So this is Fifty Four

I hope it’s true for everybody, age aside, that they learn a little more—become a little wiser and a little bit more able to deal with their respective world—on a daily basis.

I’ve never been one to celebrate my own birthday, and I’m not intending to “break that trend” today. Rather than throwing confetti or worrying over cake and candles (I’ll leave the for others to “do for me” if they so choose), I would like to take a moment or two, to reflect on some of the things I’ve gleaned from my meager (in terms of time) existence on the Big Ball o’ Dirt.

Perhaps one of the most important things that has come out in my recent history, has been the recognition of the significance of tenacity. Don’t get me wrong, I have been telling people literally for years of the importance of being tenacious.

In fact, one of my favorite pearls of wisdom for younger folks is something along the lines of, “Where I prefer people who are both tenacious and intelligent, of the two, I count tenacity to be more weighty.” And I’m fully apprised that I’m by no means the first to express that sentiment (my eldest brother has said it himself—granted in different language).
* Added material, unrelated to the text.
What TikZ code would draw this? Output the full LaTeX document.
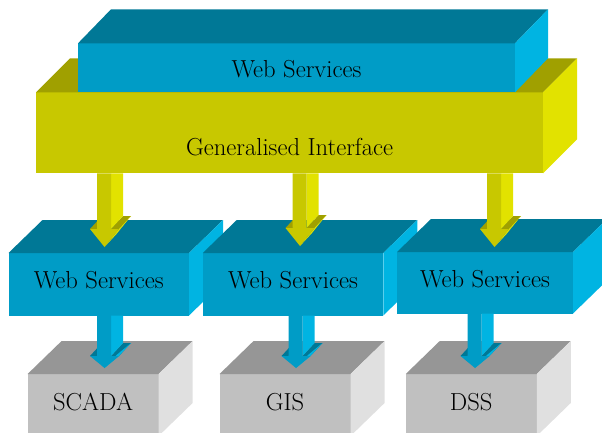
\documentclass[tikz,border=0pt]{standalone}
\usepackage{tikz}
\usetikzlibrary{calc}
\definecolor{gifront}{RGB}{200, 200, 0}
\definecolor{gitop}{RGB}{160, 160, 0}
\definecolor{giside}{RGB}{226, 226, 0}
\definecolor{svcfront}{RGB}{0, 156, 198}
\definecolor{svctop}{RGB}{0, 120, 150}
\definecolor{svcside}{RGB}{0, 180, 226}
\definecolor{sysfront}{RGB}{192, 192, 192}
\definecolor{systop}{RGB}{150, 150, 150}
\definecolor{sysside}{RGB}{224, 224, 224}

\tikzset{
  face/.style={inner sep=0pt, outer sep=0pt, font=\rmfamily\fontsize{24.6}{29}\selectfont},
  svcbox/.style={face, fill=svcfront, minimum width=180.5pt, minimum height=62.5pt, text depth=8pt},
  sysbox/.style={face, fill=sysfront, minimum width=131pt, minimum height=62pt, text depth=6pt}
}

% top and right faces behind a front face: node, depth, top colour, side colour
\newcommand{\boxdepth}[4]{%
  \fill[#3] (#1.north west) -- ++(#2) -- ($(#1.north east)+(#2)$) -- (#1.north east) -- cycle;
  \fill[#4] (#1.north east) -- ++(#2) -- ($(#1.south east)+(#2)$) -- (#1.south east) -- cycle;
}

% solid arrow out of a node down to a tip: node, tip, head height, front, top, side colour
\newcommand{\blockarrow}[6]{%
  \fill[#5] let \p1=(#2), \p2=(#1.south) in
    (\x1-14.5pt,\y1+#3pt) -- (\x1-7.5pt,\y1+#3pt) -- (\x1+4.5pt,\y1+#3pt+13pt) -- (\x1-2.5pt,\y1+#3pt+13pt) -- cycle
    (\x1+6.5pt,\y1+#3pt) -- (\x1+14.5pt,\y1+#3pt) -- (\x1+26.5pt,\y1+#3pt+13pt) -- (\x1+18.5pt,\y1+#3pt+13pt) -- cycle;
  \fill[#6] let \p1=(#2), \p2=(#1.south) in
    (\x1+6.5pt,\y2) -- (\x1+6.5pt,\y1+#3pt) -- (\x1+18.5pt,\y1+#3pt+13pt) -- (\x1+18.5pt,\y2) -- cycle
    (\x1+14.5pt,\y1+#3pt) -- (\p1) -- (\x1+12pt,\y1+13pt) -- (\x1+26.5pt,\y1+#3pt+13pt) -- cycle;
  \fill[#4] let \p1=(#2), \p2=(#1.south) in
    (\x1-7.5pt,\y2) -- (\x1-7.5pt,\y1+#3pt) -- (\x1-14.5pt,\y1+#3pt) -- (\p1)
    -- (\x1+14.5pt,\y1+#3pt) -- (\x1+6.5pt,\y1+#3pt) -- (\x1+6.5pt,\y2) -- cycle;
}

\begin{document}
\begin{tikzpicture}[x=1pt, y=-1pt, every node/.style={face}]
    \useasboundingbox (0,0) rectangle (602,432);
    \clip (0,0) rectangle (602,432);

    % Generalised Interface block
    \node[fill=gifront, minimum width=507pt, minimum height=81pt, text height=46pt, text depth=0pt] (gi) at (289.5,132.8) {Generalised Interface};
    \boxdepth{gi}{34,-34}{gitop}{giside}

    % Web Services on top of it
    \node[fill=svcfront, minimum width=437pt, minimum height=49pt, text height=20pt, text depth=0pt] (ws) at (296.5,67.8) {Web Services};
    \boxdepth{ws}{33,-34}{svctop}{svcside}

    % Web Services row
    \node[svcbox] (ws1) at (98.75,284.25) {Web Services};
    \boxdepth{ws1}{34,-33}{svctop}{svcside}
    \node[svcbox] (ws2) at (293,284.25) {Web Services};
    \boxdepth{ws2}{34,-33}{svctop}{svcside}
    \node[svcbox, minimum width=176pt, minimum height=61.5pt] (ws3) at (485,282.75) {Web Services};
    \boxdepth{ws3}{34,-33}{svctop}{svcside}

    % Arrows from the interface
    \coordinate (gt1) at (104.5,247);
    \coordinate (gt2) at (300,246);
    \coordinate (gt3) at (494.5,247);
    \blockarrow{gi}{gt1}{18}{gifront}{gitop}{giside}
    \blockarrow{gi}{gt2}{18}{gifront}{gitop}{giside}
    \blockarrow{gi}{gt3}{18}{gifront}{gitop}{giside}

    % Systems row
    \node[sysbox] (scada) at (93.1,405) {SCADA};
    \boxdepth{scada}{34,-33}{systop}{sysside}
    \node[sysbox] (gis) at (285.05,405) {GIS};
    \boxdepth{gis}{34,-33}{systop}{sysside}
    \node[sysbox] (dss) at (471.25,405) {DSS};
    \boxdepth{dss}{34,-33}{systop}{sysside}

    % Arrows from the services
    \coordinate (st1) at (104.5,368);
    \coordinate (st2) at (296,368);
    \coordinate (st3) at (475,368);
    \blockarrow{ws1}{st1}{12}{svcfront}{svctop}{svcside}
    \blockarrow{ws2}{st2}{12}{svcfront}{svctop}{svcside}
    \blockarrow{ws3}{st3}{12}{svcfront}{svctop}{svcside}
\end{tikzpicture}
\end{document}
This point has been driven home to me in a huge way, when dealing with my little boy.

I’ve been a parent for more than thirty years now, but nothing in my previous parenting experience prepared me for dealing with my youngest (five year old) son.

Don’t get me wrong, every child is a new experience with new facets and “features of landscape” to consider. That being said, my experience with Garrett (again, my youngest), has given me some twists and turns that I never could or would have expected. That’s not to say that I wasn’t aware they existed, just that I never thought I would have to deal with any of them directly.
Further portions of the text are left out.